- Directed by: Bruno Mattei
- Screenplay by: Claudio Fragasso; Bruno Mattei;
- Story by: Bruno Mattei
- Starring: Ottaviano Dell'Acqua; Geretta Geretta; Massimo Vanni; Gianni Franco;
- Cinematography: Franco Delli Colli
- Music by: Luigi Ceccarelli
- Production companies: Beatrice Film; IMP.EX.CI.;
- Release dates: 1984 (Italy); 5 December 1984 (Paris);
- Running time: 97 minutes
- Countries: Italy; France;

= Rats: Night of Terror =

Rats: Night of Terror (Rats - Notte di terrore) is a 1984 post-apocalyptic horror film directed by Bruno Mattei about a biker-gang that find themselves trapped in an abandoned research lab fighting for their lives against hordes of bloodthirsty killer rats.

==Plot==
Set 225 years after a nuclear holocaust in 2015 in the modern day, the survivors are divided between those who live in comfortable underground cities and the "New Primitives" who live in the sunlight. A group of 11 of these people come across a mysterious, abandoned village. Despite the presence of numerous horribly mutilated corpses, the adventurers decide to settle in town after discovering a large amount of food, a greenhouse with various fruit trees and a reservoir of drinking water. The following night hundreds and hundreds of hungry genetically mutated rats are ready to attack them one by one.
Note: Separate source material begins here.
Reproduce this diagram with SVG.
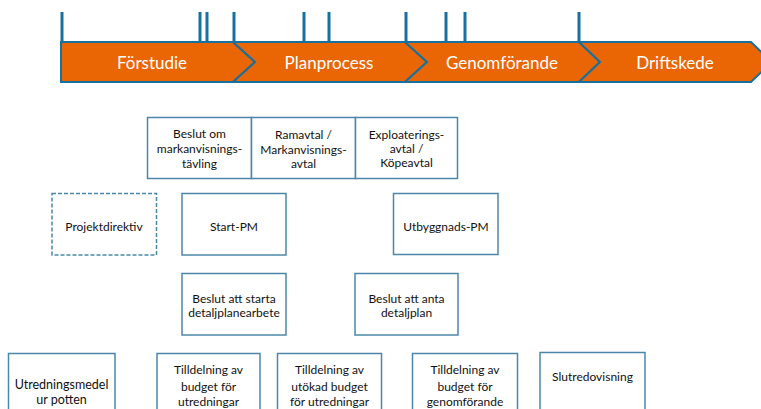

Lucifer and Lilith are making love and expelled by the group for being too loud. After an argument, Lucifer becomes intoxicated and is attacked and knocked into the sewer where he is devoured. At the same time a sleeping Lilith is attacked and eaten from the inside. A rat later emerges from her mouth when her corpse is found - as this happens Noah appears after also being attacked and the leader of the gang, Kurt is forced to kill him with a flamethrower.

The group decide to barricade themselves inside until dawn and, as they do, Diana is attacked and is bitten multiple times, making her ill. Chocolate tends to Diana and tells the group she needs her bite wounds treated or they will become infected. The men decide to go fetch medicine and water while the women keep an eye on Diana, but Duke refuses to help anyone and stays in safety.

Tarus is the next killed as the survivors attempt to escape the basement, as he falls down the stairs and is devoured. Duke loses his mind and challenges Kurt for leadership, but nobody supports him. He takes Myrna prisoner and attempts to escape but once at the group's vehicles he is attacked and killed when he drops a grenade which also kills Myrna. After seeing this Diana retreats and commits suicide by slashing her wrists and her partially eaten body is found by the four remaining survivors. They again retreat and find a recording of a distressed man warning anyone who finds the town that the rats will kill them like they have his friends.

The survivors are once again attacked by the relentless rats and Deus and Kurt sacrifice themselves to barricade the door to allow Video and Chocolate to escape outside where teams in hazmat suits appear from the sewers, gas all the rats and save the pair. The duo correctly discern the team are from Delta-2, a sector of underground dwellers who were said to aid those above ground. As the survivors thank their saviors and remark they are all friends because they are of the same human race, the leader of the rescue team removes his mask; revealing himself to be a humanoid rat.

==Production==
Rats: Night of Terror used some of the sets from Sergio Leone's film Once Upon a Time in America. Geretta Geretta took the role after her roommate Dale Wyatt was offered it. Geretta recalled that it was her second film she made in Italy. As she did not speak Italian, Geretta translated her script with a pocket dictionary.

When asked if Claudio Fragasso directed anything of the film, Geretta replied "Hell no" and that "I hear the same crap regarding Dario and Lamberto when we were all on Demons - is that really talented people like Bruno, allow other people to have opinions, chime in, come up with stuff. But Rats is Bruno's film." Geretta continued that Fragasso "had lots of good ideas and Bruno would sort of pull on his chin in silence then if he liked it he'd say "Va bene" and plenty of times he did not say "Va bene"."

==Release==
Rats: Night of Terror was released in Italy in 1984. It was released in Paris on 5 December 1984. While both the Italian and Paris releases ran at 90 minutes, a theatrical screening in Germany in 1984 ran at 97 minutes.

It was released in Ontario, Canada with a Restricted rating, after it had been previously submitted and rejected twice.

Rats was released on DVD by Anchor Bay, in their 2005 Fright Pack. It was later re-released by Blue Underground in 2007.

== Critical reception ==

Robert Firsching of AllMovie said that the film was on the whole "workmanlike," with Fragasso and Mattei adding in enough surprises to keep audiences engaged. He commented that it was one of Mattei's more watchable works.